SET PROBLEM: Can you output the material exactly as written, minus any pictures it holds?
Start PROVIDED DATA
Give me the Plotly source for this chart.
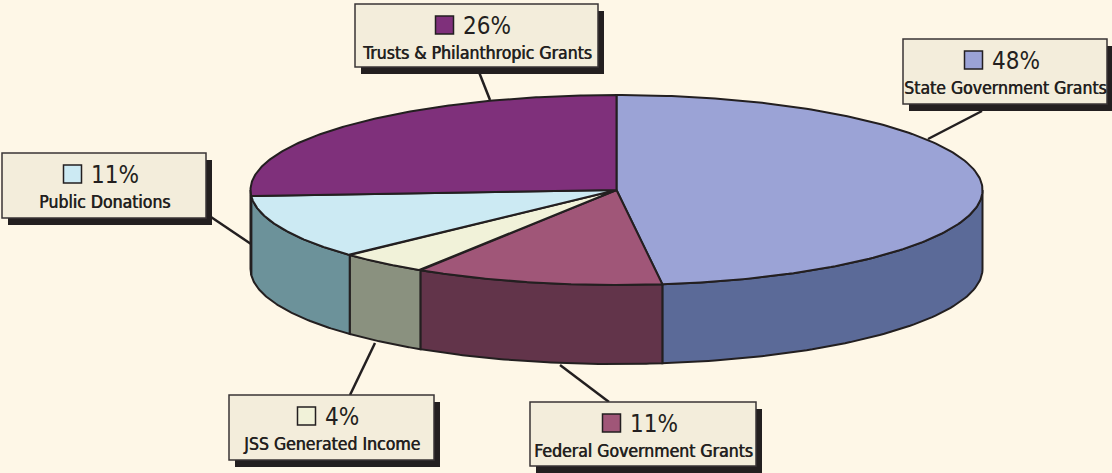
import numpy as np
import plotly.graph_objects as go

# ---------------- data ----------------
categories = ["State Government Grants", "Federal Government Grants",
              "JSS Generated Income", "Public Donations",
              "Trusts & Philanthropic Grants"]
values = [48, 11, 4, 11, 26]
pct_labels = ["48%", "11%", "4%", "11%", "26%"]

# ---------------- style ----------------
top_colors = ["#9BA3D6", "#A05678", "#F1F2D9", "#CCEAF3", "#7F307B"]
side_colors = ["#5B6A98", "#62344A", "#8A917F", "#6C929A", "#5A2258"]
BG = "#FEF7E7"
BOX = "#F3EDDB"
INK = "#231F20"

W, H = 1112, 473
CX, CY, RX, RY, DEPTH = 616.5, 190.0, 366.0, 95.0, 79.0

# label box layout: box (x0, y0, x1, y1), leader line (x0, y0, x1, y1)
label_boxes = [
    (903, 39, 1107, 104),
    (530, 402, 756, 466),
    (229, 395, 434, 460),
    (2, 153, 206, 218),
    (355, 4, 598, 67),
]
leaders = [
    (982, 111, 928, 139),
    (609, 402, 560, 365),
    (350, 395, 375, 343),
    (208, 215, 251, 244),
    (477, 67, 490, 100),
]
pct_text_width = [49, 49, 36, 49, 50]

FONT = "DejaVu Sans Condensed, Liberation Sans Narrow, Arial Narrow, sans-serif"


def ell(theta_deg, dy=0.0):
    t = np.radians(theta_deg)
    return CX + RX * np.cos(t), CY - RY * np.sin(t) + dy


fig = go.Figure()

# slice angles: start at 12 o'clock, clockwise
total = float(sum(values))
starts, ends = [], []
a = 90.0
for v in values:
    starts.append(a)
    a = a - 360.0 * v / total
    ends.append(a)

# side walls (front half: angles between -180 and 0)
for i in range(len(values)):
    s, e = starts[i], ends[i]
    hi = min(s, 0.0)
    lo = max(e, -180.0)
    if hi <= lo:
        continue
    th = np.linspace(hi, lo, 80)
    xt, yt = ell(th)
    xb, yb = ell(th[::-1], DEPTH)
    xs = np.concatenate([xt, xb, xt[:1]])
    ys = np.concatenate([yt, yb, yt[:1]])
    fig.add_trace(go.Scatter(x=xs, y=ys, mode="lines", fill="toself",
                             fillcolor=side_colors[i],
                             line=dict(color=INK, width=2),
                             hoverinfo="skip", showlegend=False))

# top faces
for i in range(len(values)):
    th = np.linspace(starts[i], ends[i], 200)
    xa, ya = ell(th)
    xs = np.concatenate([[CX], xa, [CX]])
    ys = np.concatenate([[CY], ya, [CY]])
    fig.add_trace(go.Scatter(x=xs, y=ys, mode="lines", fill="toself",
                             fillcolor=top_colors[i],
                             line=dict(color=INK, width=2),
                             hoverinfo="skip", showlegend=False,
                             name=categories[i]))

shapes = []
annotations = []
for i in range(len(values)):
    x0, y0, x1, y1 = label_boxes[i]
    lx0, ly0, lx1, ly1 = leaders[i]
    shapes.append(dict(type="line", xref="x", yref="y", x0=lx0, y0=ly0,
                       x1=lx1, y1=ly1, line=dict(color=INK, width=2.5),
                       layer="below"))
    shapes.append(dict(type="rect", xref="x", yref="y", x0=x0 + 6, y0=y0 + 7,
                       x1=x1 + 6, y1=y1 + 7, fillcolor=INK,
                       line=dict(width=0), layer="above"))
    shapes.append(dict(type="rect", xref="x", yref="y", x0=x0, y0=y0,
                       x1=x1, y1=y1, fillcolor=BOX,
                       line=dict(color="#3A3536", width=1.5), layer="above"))
    cxb = (x0 + x1) / 2 - 3
    gw = 18 + 8 + pct_text_width[i]
    sq0 = cxb - gw / 2
    shapes.append(dict(type="rect", xref="x", yref="y", x0=sq0, y0=y0 + 12,
                       x1=sq0 + 18, y1=y0 + 30, fillcolor=top_colors[i],
                       line=dict(color=INK, width=1.5), layer="above"))
    annotations.append(dict(x=sq0 + 25, y=y0 + 22, xref="x", yref="y",
                            text=pct_labels[i], showarrow=False,
                            xanchor="left", yanchor="middle",
                            font=dict(family=FONT, size=24, color=INK)))
    annotations.append(dict(x=(x0 + x1) / 2, y=y0 + 49, xref="x", yref="y",
                            text=categories[i].replace("&", "&amp;"),
                            showarrow=False,
                            xanchor="center", yanchor="middle",
                            font=dict(family=FONT, size=17.5, color=INK,
                                      shadow="0.6px 0px 0px #231F20")))

fig.update_layout(
    width=W, height=H,
    margin=dict(l=0, r=0, t=0, b=0),
    paper_bgcolor=BG, plot_bgcolor=BG,
    xaxis=dict(range=[0, W], visible=False, fixedrange=True),
    yaxis=dict(range=[H, 0], visible=False, fixedrange=True),
    shapes=shapes, annotations=annotations,
    showlegend=False,
)

fig.write_html(
    "out.html",
    config={"displayModeBar": False},
    post_script="document.body.style.margin='0';document.body.style.background='%s';" % BG,
)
End PROVIDED DATA
EXPECTED ANSWER:
Give me the Plotly source for this chart.
import numpy as np
import plotly.graph_objects as go

# ---------------- data ----------------
categories = ["State Government Grants", "Federal Government Grants",
              "JSS Generated Income", "Public Donations",
              "Trusts & Philanthropic Grants"]
values = [48, 11, 4, 11, 26]
pct_labels = ["48%", "11%", "4%", "11%", "26%"]

# ---------------- style ----------------
top_colors = ["#9BA3D6", "#A05678", "#F1F2D9", "#CCEAF3", "#7F307B"]
side_colors = ["#5B6A98", "#62344A", "#8A917F", "#6C929A", "#5A2258"]
BG = "#FEF7E7"
BOX = "#F3EDDB"
INK = "#231F20"

W, H = 1112, 473
CX, CY, RX, RY, DEPTH = 616.5, 190.0, 366.0, 95.0, 79.0

# label box layout: box (x0, y0, x1, y1), leader line (x0, y0, x1, y1)
label_boxes = [
    (903, 39, 1107, 104),
    (530, 402, 756, 466),
    (229, 395, 434, 460),
    (2, 153, 206, 218),
    (355, 4, 598, 67),
]
leaders = [
    (982, 111, 928, 139),
    (609, 402, 560, 365),
    (350, 395, 375, 343),
    (208, 215, 251, 244),
    (477, 67, 490, 100),
]
pct_text_width = [49, 49, 36, 49, 50]

FONT = "DejaVu Sans Condensed, Liberation Sans Narrow, Arial Narrow, sans-serif"


def ell(theta_deg, dy=0.0):
    t = np.radians(theta_deg)
    return CX + RX * np.cos(t), CY - RY * np.sin(t) + dy


fig = go.Figure()

# slice angles: start at 12 o'clock, clockwise
total = float(sum(values))
starts, ends = [], []
a = 90.0
for v in values:
    starts.append(a)
    a = a - 360.0 * v / total
    ends.append(a)

# side walls (front half: angles between -180 and 0)
for i in range(len(values)):
    s, e = starts[i], ends[i]
    hi = min(s, 0.0)
    lo = max(e, -180.0)
    if hi <= lo:
        continue
    th = np.linspace(hi, lo, 80)
    xt, yt = ell(th)
    xb, yb = ell(th[::-1], DEPTH)
    xs = np.concatenate([xt, xb, xt[:1]])
    ys = np.concatenate([yt, yb, yt[:1]])
    fig.add_trace(go.Scatter(x=xs, y=ys, mode="lines", fill="toself",
                             fillcolor=side_colors[i],
                             line=dict(color=INK, width=2),
                             hoverinfo="skip", showlegend=False))

# top faces
for i in range(len(values)):
    th = np.linspace(starts[i], ends[i], 200)
    xa, ya = ell(th)
    xs = np.concatenate([[CX], xa, [CX]])
    ys = np.concatenate([[CY], ya, [CY]])
    fig.add_trace(go.Scatter(x=xs, y=ys, mode="lines", fill="toself",
                             fillcolor=top_colors[i],
                             line=dict(color=INK, width=2),
                             hoverinfo="skip", showlegend=False,
                             name=categories[i]))

shapes = []
annotations = []
for i in range(len(values)):
    x0, y0, x1, y1 = label_boxes[i]
    lx0, ly0, lx1, ly1 = leaders[i]
    shapes.append(dict(type="line", xref="x", yref="y", x0=lx0, y0=ly0,
                       x1=lx1, y1=ly1, line=dict(color=INK, width=2.5),
                       layer="below"))
    shapes.append(dict(type="rect", xref="x", yref="y", x0=x0 + 6, y0=y0 + 7,
                       x1=x1 + 6, y1=y1 + 7, fillcolor=INK,
                       line=dict(width=0), layer="above"))
    shapes.append(dict(type="rect", xref="x", yref="y", x0=x0, y0=y0,
                       x1=x1, y1=y1, fillcolor=BOX,
                       line=dict(color="#3A3536", width=1.5), layer="above"))
    cxb = (x0 + x1) / 2 - 3
    gw = 18 + 8 + pct_text_width[i]
    sq0 = cxb - gw / 2
    shapes.append(dict(type="rect", xref="x", yref="y", x0=sq0, y0=y0 + 12,
                       x1=sq0 + 18, y1=y0 + 30, fillcolor=top_colors[i],
                       line=dict(color=INK, width=1.5), layer="above"))
    annotations.append(dict(x=sq0 + 25, y=y0 + 22, xref="x", yref="y",
                            text=pct_labels[i], showarrow=False,
                            xanchor="left", yanchor="middle",
                            font=dict(family=FONT, size=24, color=INK)))
    annotations.append(dict(x=(x0 + x1) / 2, y=y0 + 49, xref="x", yref="y",
                            text=categories[i].replace("&", "&amp;"),
                            showarrow=False,
                            xanchor="center", yanchor="middle",
                            font=dict(family=FONT, size=17.5, color=INK,
                                      shadow="0.6px 0px 0px #231F20")))

fig.update_layout(
    width=W, height=H,
    margin=dict(l=0, r=0, t=0, b=0),
    paper_bgcolor=BG, plot_bgcolor=BG,
    xaxis=dict(range=[0, W], visible=False, fixedrange=True),
    yaxis=dict(range=[H, 0], visible=False, fixedrange=True),
    shapes=shapes, annotations=annotations,
    showlegend=False,
)

fig.write_html(
    "out.html",
    config={"displayModeBar": False},
    post_script="document.body.style.margin='0';document.body.style.background='%s';" % BG,
)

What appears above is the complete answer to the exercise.